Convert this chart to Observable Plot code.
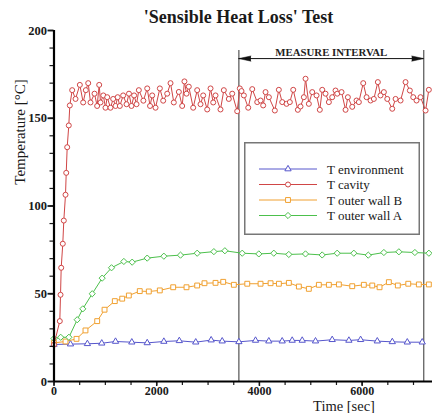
<!DOCTYPE html>
<html>
<head>
<meta charset="utf-8">
<script src="https://cdn.jsdelivr.net/npm/d3@7"></script>
<script src="https://cdn.jsdelivr.net/npm/@observablehq/plot@0.6"></script>
<style>
  body { margin: 0; background: #fff; }
  #wrap { position: relative; width: 432px; height: 413px; overflow: hidden;
          font-family: "Liberation Serif", "Times New Roman", serif; color: #1a1a1a; }
  #wrap > svg { position: absolute; left: 0; top: 0; }
  .title { position: absolute; left: 238.5px; top: 6px; transform: translateX(-50%);
           white-space: nowrap; font-weight: bold; font-size: 18px; line-height: 22px; }
  .ylab { position: absolute; left: 20px; top: 132px; transform: translate(-50%, -50%) rotate(-90deg);
          white-space: nowrap; font-size: 15px; }
  .xlab { position: absolute; left: 344px; top: 399px; transform: translateX(-50%);
          white-space: nowrap; font-size: 14.5px; line-height: 14px; }
</style>
</head>
<body>
<div id="wrap">
  <div class="title">'Sensible Heat Loss' Test</div>
  <div class="ylab">Temperature [°C]</div>
  <div class="xlab">Time [sec]</div>
</div>
<script>
// ---- data: [time (sec), temperature (°C)] ----
const environment = [[0,21.1],[321,21.3],[650,21.5],[930,21.8],[1198,22.8],[1515,22.4],[1815,22],[2139,22.8],[2440,23.2],[2760,22.4],[3060,23.6],[3275,23],[3600,22.6],[3924,23.4],[4183,23],[4443,23],[4638,23.4],[4833,23.4],[5092,23],[5417,23.8],[5742,23.4],[5970,23.8],[6295,23],[6587,22.6],[6879,22.4],[7170,22.4]];

const cavity = [[0,21],[113,34.4],[127,49.4],[140,64.8],[171,78.5],[191,91.7],[224,106.4],[238,118.9],[257,133.5],[288,145.9],[308,157.3],[354,166],[419,161],[503,169],[568,159],[620,166],[666,170],[711,159],[789,164],[840,157],[880,169],[906,159],[960,163],[1003,156],[1036,162],[1100,156],[1152,161],[1198,157],[1240,162],[1282,157],[1347,163],[1412,158],[1460,164],[1509,157],[1560,163],[1607,158],[1652,166],[1740,160],[1815,167],[1870,157],[1912,163],[1977,156],[2061,167],[2126,160],[2204,164],[2269,170],[2333,159],[2431,165],[2496,157],[2540,171],[2580,164],[2625,168],[2710,156],[2788,166],[2853,158],[2905,163],[2983,155],[3048,167],[3100,159],[3145,163],[3242,155],[3307,166],[3404,161],[3470,164],[3567,154],[3618,167],[3651,165.5],[3697,163],[3782,156],[3860,166.6],[3957,159.2],[4022,160.1],[4073,157.3],[4119,164.9],[4184,162],[4300,154.4],[4378,166.2],[4444,159.2],[4528,158.2],[4592,159.2],[4658,166.2],[4748,154.8],[4800,156.7],[4865,162],[4898,172.5],[4962,158.2],[5028,164.9],[5112,163],[5176,154.8],[5223,166.2],[5287,164],[5352,159.2],[5417,162],[5482,165.8],[5515,164],[5599,164.9],[5677,154.8],[5722,162],[5807,156.5],[5891,160.1],[5936,159.2],[6021,170],[6086,162],[6164,160.1],[6228,161],[6306,170.6],[6358,163],[6423,164.9],[6489,161],[6586,155.4],[6651,161],[6748,160.1],[6845,170.6],[6929,165.8],[6995,162],[7059,160.1],[7137,162],[7235,154.4],[7299,166.2]];

const wallB = [[0,22],[224,22.8],[438,24.3],[613,29.1],[841,34.4],[984,40.9],[1184,45.8],[1328,47.2],[1457,49],[1670,51.5],[1846,51.3],[2060,51.9],[2321,53.7],[2580,53.7],[2788,54.7],[2930,56],[3145,56.2],[3295,56.8],[3502,55.1],[3763,55.7],[4022,55.7],[4217,56],[4379,55.7],[4573,56.2],[4768,54.1],[4962,52.8],[5157,55.1],[5352,55.1],[5547,55.3],[5807,54.3],[6033,55.1],[6197,54.7],[6339,53.7],[6520,56.6],[6695,54.7],[6898,55.7],[7104,55.3],[7299,55.3]];

const wallA = [[0,24.5],[130,25.2],[290,25.2],[452,35.2],[561,41.4],[744,50],[938,58.9],[1120,64.8],[1360,68.4],[1522,68],[1815,70.3],[2139,71.4],[2463,72],[2788,73.1],[3113,74],[3327,74.5],[3665,73.1],[3988,72.7],[4280,73.1],[4572,72.4],[4897,72.7],[5222,72.1],[5514,73.1],[5838,73.1],[6119,72],[6423,73.5],[6715,73.9],[7027,73.5],[7300,73.1]];

const seriesNames = ["T environment", "T cavity", "T outer wall B", "T outer wall A"];
const seriesColors = ["#5656cc", "#d04646", "#f0a030", "#4cc04c"];
const seriesSymbols = ["triangle2", "circle", "square2", "diamond2"];
const seriesR = [3, 2.5, 3.1, 2.8];

const measureInterval = [3600, 7200];
const xTicks = [0, 2000, 4000, 6000];
const yTicks = [0, 50, 100, 150, 200];
const xMinor = d3.range(0, 7400, 500);
const yMinor = d3.range(0, 201, 10);

const seriesData = [environment, cavity, wallB, wallA];
const rows = seriesData.map((s, k) => s.map(([t, v]) => ({t, v, k})));

const lineMarks = [];
for (const k of [0, 2, 3, 1]) {
  lineMarks.push(Plot.line(rows[k], {x: "t", y: "v", stroke: seriesColors[k], strokeWidth: 1}));
  lineMarks.push(Plot.dot(rows[k], {x: "t", y: "v", stroke: seriesColors[k], fill: "white",
    strokeWidth: 1, symbol: seriesSymbols[k], r: seriesR[k]}));
}

const chart = Plot.plot({
  width: 432, height: 413,
  marginTop: 30, marginBottom: 32, marginLeft: 53.5, marginRight: 0,
  x: {domain: [0, 7370]},
  y: {domain: [0, 200]},
  style: {fontFamily: "Liberation Serif, Times New Roman, serif", fontSize: "12px", fontWeight: "bold", color: "#1a1a1a", background: "transparent"},
  marks: [
    Plot.ruleX(measureInterval, {y1: 0, y2: 188.6, stroke: "#444", strokeWidth: 1.1}),
    Plot.ruleY([184], {x1: measureInterval[0], x2: measureInterval[1], stroke: "#111", strokeWidth: 1}),
    Plot.vector(measureInterval, {x: d => d, y: () => 184, rotate: (d, i) => i === 0 ? -90 : 90,
      anchor: "end", shape: "spike", length: 12, r: 2.6, fill: "#111", stroke: "#111", strokeWidth: 0.5}),
    Plot.text(["MEASURE INTERVAL"], {x: (measureInterval[0] + measureInterval[1]) / 2, y: 187.5,
      text: d => d, fontSize: 10.8, fontWeight: "bold", fill: "#222"}),
    ...lineMarks,
    Plot.axisX({ticks: xMinor, tickSize: 4, text: null, label: null, strokeWidth: 1.2}),
    Plot.axisX({ticks: xTicks, tickSize: 5, tickPadding: 0, tickFormat: d => String(d), label: null, strokeWidth: 1.5, fontSize: 12}),
    Plot.axisY({ticks: yMinor, tickSize: 4, text: null, label: null, strokeWidth: 1.2}),
    Plot.axisY({ticks: yTicks, tickSize: 6, tickPadding: 1, tickFormat: d => String(d), label: null, strokeWidth: 1.8, fontSize: 12.5}),
    Plot.ruleX([0], {stroke: "#000", strokeWidth: 2.2}),
    Plot.ruleY([0], {stroke: "#000", strokeWidth: 2.2})
  ]
});

const wrap = document.getElementById("wrap");
wrap.insertBefore(chart, wrap.firstChild);

// legend box
const lw = 176, lh = 93;
const ys = [27, 42.5, 58, 73.5];
const lg = d3.create("svg").attr("width", lw).attr("height", lh)
  .style("position", "absolute").style("left", "244px").style("top", "142px");
lg.append("rect").attr("x", 0.75).attr("y", 0.75).attr("width", lw - 1.5).attr("height", lh - 1.5)
  .attr("fill", "white").attr("stroke", "#777").attr("stroke-width", 1.5);
seriesNames.forEach((name, k) => {
  const g = lg.append("g").attr("transform", `translate(0,${ys[k]})`);
  g.append("line").attr("x1", 15).attr("x2", 73).attr("y1", 0).attr("y2", 0)
    .attr("stroke", seriesColors[k]).attr("stroke-width", 1);
  const sym = {triangle2: d3.symbolTriangle2, circle: d3.symbolCircle, square2: d3.symbolSquare2, diamond2: d3.symbolDiamond2}[seriesSymbols[k]];
  g.append("path").attr("transform", "translate(44,0)")
    .attr("d", d3.symbol(sym, seriesR[k] * seriesR[k] * Math.PI)())
    .attr("fill", "white").attr("stroke", seriesColors[k]).attr("stroke-width", 1);
  g.append("text").attr("x", 83).attr("y", 0).attr("dy", "0.35em")
    .attr("font-family", "Liberation Serif, Times New Roman, serif").attr("font-size", 13)
    .attr("fill", "#1a1a1a").text(name);
});
wrap.appendChild(lg.node());
</script>
</body>
</html>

-.-.-

* _Directions_
Provide the count, and nothing else, of lines in the data above where the word "chart" occurs.

* _Written solution_
3